Start of Input material

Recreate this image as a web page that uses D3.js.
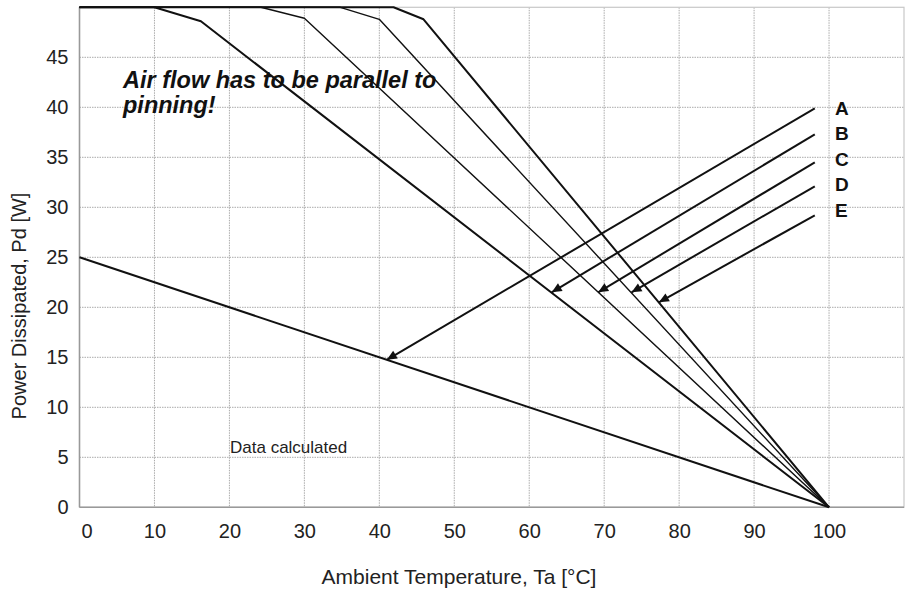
<!DOCTYPE html>
<html>
<head>
<meta charset="utf-8">
<script src="https://cdn.jsdelivr.net/npm/d3@7"></script>
<style>
  body { margin: 0; background: #fff; }
  svg { display: block; font-family: "Liberation Sans", Arial, sans-serif; }
</style>
</head>
<body>
<div id="chart"></div>
<script>
// axis ticks
var xTicks = [0, 10, 20, 30, 40, 50, 60, 70, 80, 90, 100];
var yTicks = [0, 5, 10, 15, 20, 25, 30, 35, 40, 45];

// derating lines [Ta, Pd]
var calculated = [[0, 25], [100, 0]];
var curve1 = [[0, 50], [10, 50], [16.2, 48.6], [100, 0]];
var curve2 = [[0, 50], [24.2, 50], [30, 48.9], [100, 0]];
var curve3 = [[0, 50], [34.8, 50], [40, 48.8], [100, 0]];
var curve4 = [[0, 50], [41.9, 50], [45.9, 48.8], [100, 0]];

// arrows A..E : start (at the letter) and end (tip on a line)
var arrowLabels = ["A", "B", "C", "D", "E"];
var arrowStartX = 98.1;
var arrowStartY = [39.9, 37.3, 34.5, 32.1, 29.2];
var arrowEnd = [[41, 14.75], [63, 21.5], [69.2, 21.5], [73.65, 21.5], [77.3, 20.5]];

var width = 907, height = 592;
var plotLeft = 79.5, plotRight = 904, plotTop = 7.3, plotBottom = 507.3;

var svg = d3.select("#chart").append("svg")
  .attr("width", width)
  .attr("height", height);

var x = d3.scaleLinear().domain([0, 110]).range([plotLeft, plotRight]);
var y = d3.scaleLinear().domain([0, 50]).range([plotBottom, plotTop]);

svg.append("defs")
  .append("marker")
  .attr("id", "arrowhead")
  .attr("viewBox", "0 -5 10 10")
  .attr("refX", 10)
  .attr("refY", 0)
  .attr("orient", "auto")
  .attr("markerUnits", "userSpaceOnUse")
  .attr("markerWidth", 12)
  .attr("markerHeight", 10)
  .append("path")
  .attr("d", "M0,-4.5L10,0L0,4.5Z")
  .attr("fill", "#111");

// grid
svg.append("g")
  .selectAll("line")
  .data(xTicks.slice(1))
  .enter()
  .append("line")
  .attr("x1", function (d) { return x(d); })
  .attr("x2", function (d) { return x(d); })
  .attr("y1", plotTop)
  .attr("y2", plotBottom)
  .attr("stroke", "#aaa")
  .attr("stroke-width", 1)
  .attr("stroke-dasharray", "1.5,1");

svg.append("g")
  .selectAll("line")
  .data(yTicks.slice(1))
  .enter()
  .append("line")
  .attr("x1", plotLeft)
  .attr("x2", plotRight)
  .attr("y1", function (d) { return y(d); })
  .attr("y2", function (d) { return y(d); })
  .attr("stroke", "#aaa")
  .attr("stroke-width", 1)
  .attr("stroke-dasharray", "1.5,1");

// frame
svg.append("rect")
  .attr("x", plotLeft)
  .attr("y", plotTop)
  .attr("width", plotRight - plotLeft)
  .attr("height", plotBottom - plotTop)
  .attr("fill", "none")
  .attr("stroke", "#c8c8c8")
  .attr("stroke-width", 1.2);

svg.append("line")
  .attr("x1", plotLeft).attr("x2", plotLeft)
  .attr("y1", plotTop).attr("y2", plotBottom)
  .attr("stroke", "#999").attr("stroke-width", 1.5);
svg.append("line")
  .attr("x1", plotLeft).attr("x2", plotRight)
  .attr("y1", plotBottom).attr("y2", plotBottom)
  .attr("stroke", "#999").attr("stroke-width", 1.5);

// axes (labels only)
var xAxis = svg.append("g")
  .attr("transform", "translate(0," + plotBottom + ")")
  .call(d3.axisBottom(x).tickValues(xTicks).tickSize(0).tickPadding(16.5));
xAxis.select(".domain").remove();
xAxis.selectAll("text")
  .attr("font-size", 20)
  .attr("font-family", "Liberation Sans, Arial, sans-serif")
  .attr("fill", "#222")
  .attr("dx", function (d) { return d === 0 ? 7 : 0; });

var yAxis = svg.append("g")
  .attr("transform", "translate(" + plotLeft + ",0)")
  .call(d3.axisLeft(y).tickValues(yTicks).tickSize(0).tickPadding(11));
yAxis.select(".domain").remove();
yAxis.selectAll("text")
  .attr("font-size", 20)
  .attr("font-family", "Liberation Sans, Arial, sans-serif")
  .attr("fill", "#222");

// axis titles
svg.append("text")
  .attr("x", 459)
  .attr("y", 584)
  .attr("text-anchor", "middle")
  .attr("font-size", 21)
  .attr("fill", "#222")
  .text("Ambient Temperature, Ta [°C]");

svg.append("text")
  .attr("transform", "translate(26,306) rotate(-90)")
  .attr("text-anchor", "middle")
  .attr("font-size", 20)
  .attr("fill", "#222")
  .text("Power Dissipated, Pd [W]");

// lines
var line = d3.line()
  .x(function (d) { return x(d[0]); })
  .y(function (d) { return y(d[1]); });

var series = [
  { pts: calculated, w: 2 },
  { pts: curve2, w: 1.4 },
  { pts: curve3, w: 1.4 },
  { pts: curve1, w: 2 },
  { pts: curve4, w: 2 }
];

svg.append("g")
  .selectAll("path")
  .data(series)
  .enter()
  .append("path")
  .attr("d", function (d) { return line(d.pts); })
  .attr("fill", "none")
  .attr("stroke", "#111")
  .attr("stroke-width", function (d) { return d.w; })
  .attr("stroke-linejoin", "round");

// arrows
svg.append("g")
  .selectAll("line")
  .data(arrowLabels)
  .enter()
  .append("line")
  .attr("x1", x(arrowStartX))
  .attr("y1", function (d, i) { return y(arrowStartY[i]); })
  .attr("x2", function (d, i) { return x(arrowEnd[i][0]); })
  .attr("y2", function (d, i) { return y(arrowEnd[i][1]); })
  .attr("stroke", "#111")
  .attr("stroke-width", 2)
  .attr("marker-end", "url(#arrowhead)");

// letters are stacked evenly from the top arrow
svg.append("g")
  .selectAll("text")
  .data(arrowLabels)
  .enter()
  .append("text")
  .attr("x", 835)
  .attr("y", function (d, i) { return y(arrowStartY[0]) + 6.5 + i * 25.5; })
  .attr("font-size", 19)
  .attr("font-weight", "bold")
  .attr("fill", "#111")
  .text(function (d) { return d; });

// notes
var note = svg.append("text")
  .attr("font-size", 23.5)
  .attr("font-weight", "bold")
  .attr("font-style", "italic")
  .attr("fill", "#111");
note.append("tspan").attr("x", 123).attr("y", 88).text("Air flow has to be parallel to");
note.append("tspan").attr("x", 123).attr("y", 113).text("pinning!");

svg.append("text")
  .attr("x", 230)
  .attr("y", 453)
  .attr("font-size", 17)
  .attr("fill", "#222")
  .text("Data calculated");
</script>
</body>
</html>
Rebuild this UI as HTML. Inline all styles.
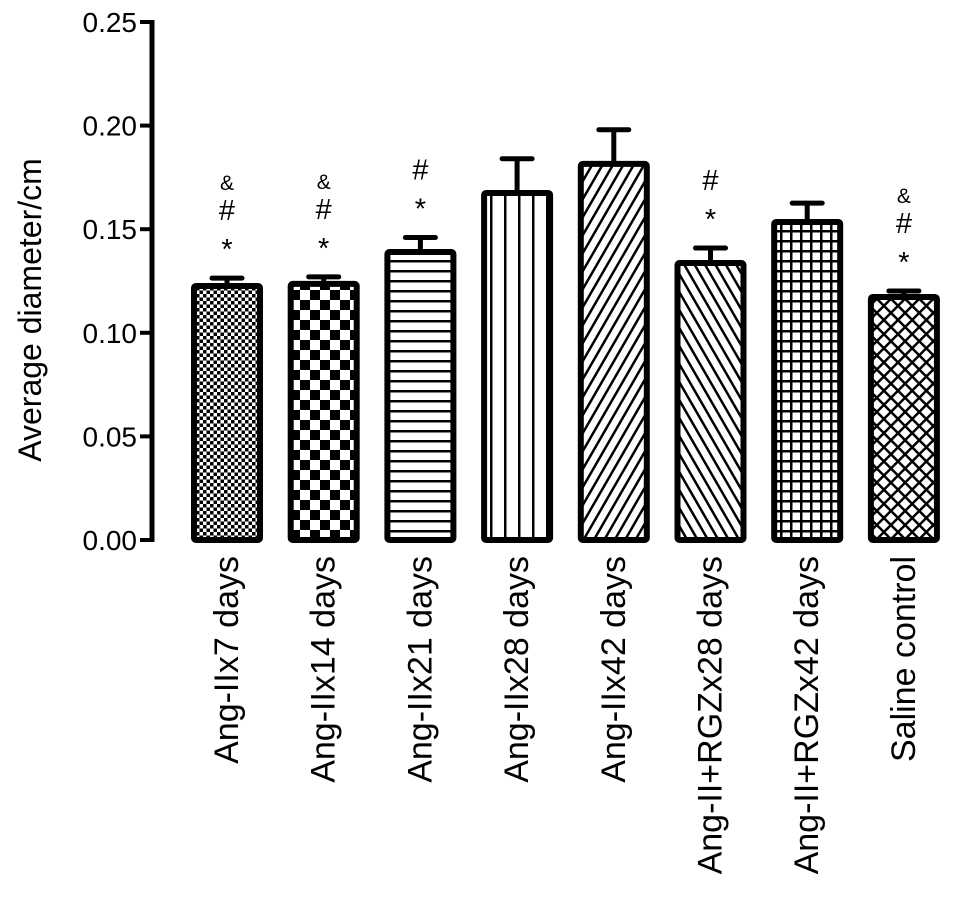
<!DOCTYPE html>
<html><head><meta charset="utf-8"><style>
html,body{margin:0;padding:0;background:#fff;}
svg{display:block;font-family:"Liberation Sans",Arial,sans-serif;}
</style></head><body>
<svg id="chart" width="969" height="898" viewBox="0 0 969 898">
<defs>
<pattern id="p0" width="7" height="7" patternUnits="userSpaceOnUse"><rect width="7" height="7" fill="#fff"/><rect width="3.5" height="3.5" fill="#000"/><rect x="3.5" y="3.5" width="3.5" height="3.5" fill="#000"/></pattern>
<pattern id="p1" width="20" height="20" patternUnits="userSpaceOnUse"><rect width="20" height="20" fill="#fff"/><rect width="10" height="10" fill="#000"/><rect x="10" y="10" width="10" height="10" fill="#000"/></pattern>
<pattern id="p2" width="10" height="10" patternUnits="userSpaceOnUse"><rect width="10" height="10" fill="#fff"/><rect y="0" width="10" height="2.5" fill="#000"/></pattern>
<pattern id="p3" width="14" height="10" patternUnits="userSpaceOnUse"><rect width="14" height="10" fill="#fff"/><rect x="0" width="2.5" height="10" fill="#000"/></pattern>
<pattern id="p4" width="9" height="9" patternUnits="userSpaceOnUse" patternTransform="rotate(30)"><rect width="9" height="9" fill="#fff"/><rect width="2.5" height="9" fill="#000"/></pattern>
<pattern id="p5" width="9" height="9" patternUnits="userSpaceOnUse" patternTransform="rotate(-30)"><rect width="9" height="9" fill="#fff"/><rect width="2.5" height="9" fill="#000"/></pattern>
<pattern id="p6" width="10" height="10" patternUnits="userSpaceOnUse"><rect width="10" height="10" fill="#fff"/><rect width="2.5" height="10" fill="#000"/><rect width="10" height="2.5" fill="#000"/></pattern>
<pattern id="p7" width="10" height="10" patternUnits="userSpaceOnUse" patternTransform="rotate(45)"><rect width="10" height="10" fill="#fff"/><rect width="2.5" height="10" fill="#000"/><rect y="0" width="10" height="2.5" fill="#000"/></pattern>
</defs>
<g id="axes"></g>
<g id="bars"></g>
<text transform="translate(41,310) rotate(-90)" text-anchor="middle" font-size="32">Average diameter/cm</text>
</svg>
<script>
const categories=["Ang-IIx7 days","Ang-IIx14 days","Ang-IIx21 days","Ang-IIx28 days","Ang-IIx42 days","Ang-II+RGZx28 days","Ang-II+RGZx42 days","Saline control"];
const values=[0.1226,0.1236,0.139,0.1675,0.1815,0.1337,0.1535,0.1173];
const errors=[0.0038,0.0034,0.007,0.0165,0.0165,0.0072,0.0091,0.0029];
const marks=[["*","#","&"],["*","#","&"],["*","#"],[],[],["*","#"],[],["*","#","&"]];
const yTicks=["0.00","0.05","0.10","0.15","0.20","0.25"];
const NS="http://www.w3.org/2000/svg";
const y0=540,yTop=22,yMax=0.25;
function y(v){return y0-(v/yMax)*(y0-yTop);}
function xc(i){return 227+i*96.7;}
const bw=66;
const ax=document.getElementById('axes'),bg=document.getElementById('bars');
function mk(tag,attrs,parent){const e=document.createElementNS(NS,tag);for(const k in attrs)e.setAttribute(k,attrs[k]);parent.appendChild(e);return e;}
let l=mk('line',{x1:152,y1:y0+2,x2:152,y2:yTop-2,stroke:'#000','stroke-width':5},ax);


const markOff={"*":22,"#":58,"&":88};
yTicks.forEach(t=>{const v=parseFloat(t),yy=y(v);
 const tk=mk('line',{x1:140,x2:152,y1:yy,y2:yy,stroke:'#000','stroke-width':4},ax);
 
 
 const tx=mk('text',{x:137,y:yy+10,'text-anchor':'end','font-size':28},ax);tx.textContent=t;
 
 
});
categories.forEach((c,i)=>{const cx=xc(i),top=y(values[i]),et=y(values[i]+errors[i]);
 const el=mk('line',{x1:cx,x2:cx,y1:top,y2:et,stroke:'#000','stroke-width':5},bg);
 
 
 const cap=mk('line',{x1:cx-15,x2:cx+15,y1:et,y2:et,stroke:'#000','stroke-width':5,'stroke-linecap':'round'},bg);
 
 
 const r=mk('rect',{x:cx-bw/2,y:top,width:bw,height:y0-top,fill:'url(#p'+i+')',stroke:'#000','stroke-width':6,rx:2},bg);
 
 
 marks[i].forEach(m=>{
  const t=mk('text',{x:cx,y:et-markOff[m]+(m==='*'?3:0),'text-anchor':'middle','font-size':m==='&'?21:29},bg);t.textContent=m;
  
  
 });
 const lb=mk('text',{transform:'translate('+(cx+11)+',556) rotate(-90)','text-anchor':'end','font-size':34},bg);lb.textContent=c;
 
 
});
</script>
</body></html>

End of Input material

- [Task]:
Start at the top of the entries and repeat each line exactly, ending at the line that contains "35, 40, 45];". Pictures are not part of the copy.

- [Exercise answer]:
Recreate this image as a web page that uses D3.js.
<!DOCTYPE html>
<html>
<head>
<meta charset="utf-8">
<script src="https://cdn.jsdelivr.net/npm/d3@7"></script>
<style>
  body { margin: 0; background: #fff; }
  svg { display: block; font-family: "Liberation Sans", Arial, sans-serif; }
</style>
</head>
<body>
<div id="chart"></div>
<script>
// axis ticks
var xTicks = [0, 10, 20, 30, 40, 50, 60, 70, 80, 90, 100];
var yTicks = [0, 5, 10, 15, 20, 25, 30, 35, 40, 45];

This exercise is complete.